=== Instructions to follow ===
In the listing below, find every line containing "code" and copy it out.

* * * *

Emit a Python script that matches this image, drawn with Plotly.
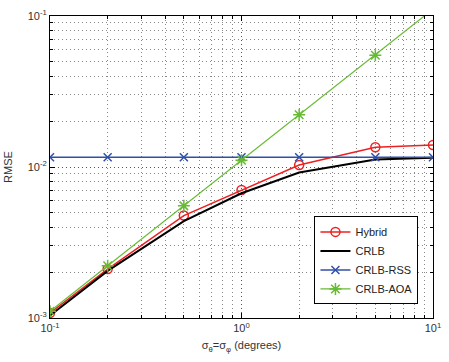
import plotly.graph_objects as go

sigma = [0.1, 0.2, 0.5, 1, 2, 5, 10]
hybrid = [1.08e-3, 2.11e-3, 4.77e-3, 7.05e-3, 1.03e-2, 1.35e-2, 1.40e-2]
crlb = [1.04e-3, 2.05e-3, 4.38e-3, 6.7e-3, 9.2e-3, 1.12e-2, 1.15e-2]
crlb_rss = [1.16e-2] * 7
crlb_aoa = [1.11e-3, 2.22e-3, 5.53e-3, 1.11e-2, 2.22e-2, 5.5e-2, 1.11e-1]

x_tickvals = [0.1, 1, 10]
x_ticktext = ["10<sup>-1</sup>", "10<sup>0</sup>", "10<sup>1</sup>"]
y_tickvals = [1e-3, 1e-2, 1e-1]
y_ticktext = ["10<sup>-3</sup>", "10<sup>-2</sup>", "10<sup>-1</sup>"]

RED = "#ee2020"
BLUE = "#3050a8"
GREEN = "#66bb33"
FONT = "Liberation Sans, Arial"

fig = go.Figure()
fig.add_trace(go.Scatter(x=sigma, y=hybrid, name="Hybrid", mode="lines+markers",
                         line=dict(color=RED, width=1.5),
                         marker=dict(symbol="circle-open", size=9, color=RED, line=dict(width=1.5))))
fig.add_trace(go.Scatter(x=sigma, y=crlb, name="CRLB", mode="lines",
                         line=dict(color="black", width=2)))
fig.add_trace(go.Scatter(x=sigma, y=crlb_rss, name="CRLB-RSS", mode="lines+markers",
                         line=dict(color=BLUE, width=1.5),
                         marker=dict(symbol="x-thin-open", size=8, color=BLUE, line=dict(width=1.5, color=BLUE))))
fig.add_trace(go.Scatter(x=sigma, y=crlb_aoa, name="CRLB-AOA", mode="lines+markers",
                         line=dict(color=GREEN, width=1.2),
                         marker=dict(symbol="asterisk-open", size=10, color=GREEN, line=dict(width=1.5, color=GREEN))))

axis_common = dict(
    type="log", showline=True, linecolor="black", linewidth=1, mirror="ticks",
    ticks="inside", ticklen=5, tickcolor="black",
    showgrid=True, gridcolor="#555555", griddash="1px,3px", gridwidth=1,
    zeroline=False,
    tickfont=dict(family=FONT, size=11, color="#333333"),
    minor=dict(dtick="D1", ticks="inside", ticklen=3, tickcolor="black",
               showgrid=True, gridcolor="#888888", griddash="1px,3px", gridwidth=1),
)

fig.update_xaxes(**axis_common, range=[-1, 1], tickvals=x_tickvals, ticktext=x_ticktext,
                 title=dict(text="σ<sub>θ</sub>=σ<sub>φ</sub> (degrees)", standoff=8,
                            font=dict(family=FONT, size=11, color="#333333")))
fig.update_yaxes(**axis_common, range=[-3, -1], tickvals=y_tickvals, ticktext=y_ticktext,
                 title=dict(text="RMSE", standoff=12,
                            font=dict(family=FONT, size=11, color="#333333")))

fig.update_layout(
    width=449, height=362,
    margin=dict(l=49, r=8, t=12, b=44),
    plot_bgcolor="white", paper_bgcolor="white",
    showlegend=True,
    legend=dict(x=0.962, y=0.045, xanchor="right", yanchor="bottom",
                bgcolor="white", bordercolor="black", borderwidth=1,
                font=dict(family=FONT, size=11, color="#222222"),
                itemwidth=30, tracegroupgap=0),
)

fig.write_html("out.html")
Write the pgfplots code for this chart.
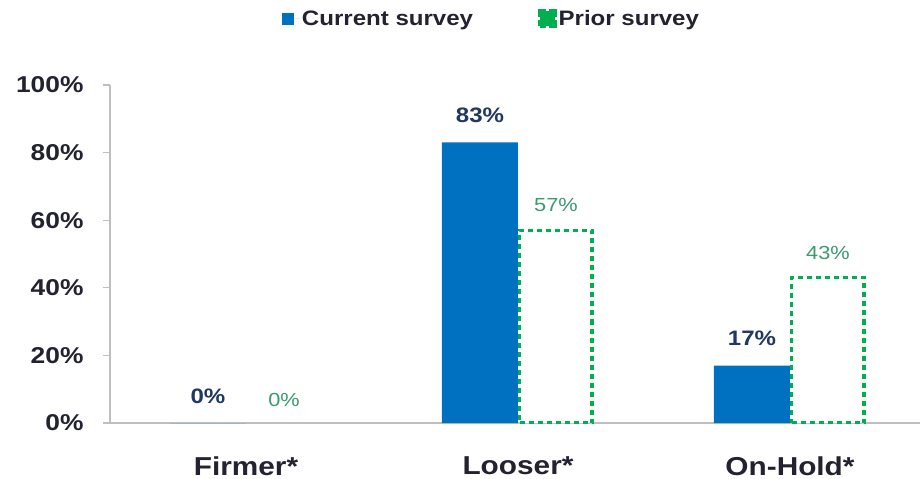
\documentclass[border=0pt]{standalone}
\usepackage{fontspec}
\setmainfont{Liberation Sans}[FakeStretch=1.15]
\usepackage{pgfplots}
\pgfplotsset{compat=1.18}
\definecolor{curblue}{HTML}{0070C0}
\definecolor{prigreen}{HTML}{00B050}
\definecolor{navy}{HTML}{1F3864}
\definecolor{lblgreen}{HTML}{3A9B6E}
\definecolor{tickc}{HTML}{222230}
\definecolor{axgray}{HTML}{BFBFBF}
\begin{document}
\begin{tikzpicture}
\begin{axis}[
  scale only axis, width=810bp, height=338bp,
  xmin=-0.5, xmax=2.478, ymin=0, ymax=100,
  axis x line=bottom, axis y line=left,
  axis line style={-, draw=axgray, line width=1.3bp},
  xtick={0,1,2}, xticklabels={Firmer*, Looser*, On-Hold*},
  x tick style={draw=none},
  ytick={0,20,40,60,80,100},
  y tick style={draw=axgray, line width=1.3bp},
  tick align=outside, major tick length=7bp,
  /pgf/number format/assume math mode=true,
  yticklabel={\pgfmathprintnumber{\tick}\%},
  yticklabel style={font=\fontsize{23}{23}\selectfont\bfseries, text=tickc, xshift=-16bp},
  xticklabel style={font=\fontsize{26}{26}\selectfont\bfseries, text=tickc, yshift=-23bp},
  legend style={draw=none, fill=none, at={(0.471,1.196)}, anchor=center,
    font=\fontsize{21}{21}\selectfont\bfseries, text=tickc,
    /tikz/every even column/.append style={column sep=63bp}},
  legend columns=2,
]
\addplot[ybar, bar width=76bp, bar shift=-38bp, fill=curblue, draw=none,
  nodes near coords={\pgfmathprintnumber{\pgfplotspointmeta}\%},
  nodes near coords style={anchor=center, xshift=-38bp, yshift=27bp, font=\fontsize{21}{21}\selectfont\bfseries, text=navy},
  legend image code/.code={\path (0bp,0bp) -- (18bp,0bp);\fill[curblue] (0bp,-6bp) rectangle (12bp,6bp);}]
  coordinates {(0,0) (1,83) (2,17)};
\addlegendentry{Current survey}
\addplot[ybar, bar width=72.5bp, bar shift=38bp, fill=white, draw=prigreen, line width=3.5bp, dash pattern=on 5bp off 4bp,
  nodes near coords={\pgfmathprintnumber{\pgfplotspointmeta}\%},
  nodes near coords style={anchor=center, xshift=38bp, yshift=25bp, font=\fontsize{19}{19}\selectfont, text=lblgreen, solid},
  legend image code/.code={\draw[prigreen, line width=3.5bp, dash pattern=on 12bp off 3bp, dash phase=6bp] (10bp,-7.5bp) rectangle (25bp,7.5bp);}]
  coordinates {(1,57) (2,43)};
\addlegendentry{Prior survey}
\addplot[ybar, bar width=72.5bp, bar shift=38bp, fill=none, draw=none, forget plot,
  nodes near coords={\pgfmathprintnumber{\pgfplotspointmeta}\%},
  nodes near coords style={anchor=center, xshift=38bp, yshift=23bp, font=\fontsize{19}{19}\selectfont, text=lblgreen}]
  coordinates {(0,0)};
\end{axis}
\pgfresetboundingbox
\path ([xshift=-110bp,yshift=-56bp]current axis.south west) rectangle ([yshift=85bp]current axis.north east);
\end{tikzpicture}
\end{document}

* * * *

=== Right answer ===
Write the pgfplots code for this chart.
  legend image code/.code={\path (0bp,0bp) -- (18bp,0bp);\fill[curblue] (0bp,-6bp) rectangle (12bp,6bp);}]
  legend image code/.code={\draw[prigreen, line width=3.5bp, dash pattern=on 12bp off 3bp, dash phase=6bp] (10bp,-7.5bp) rectangle (25bp,7.5bp);}]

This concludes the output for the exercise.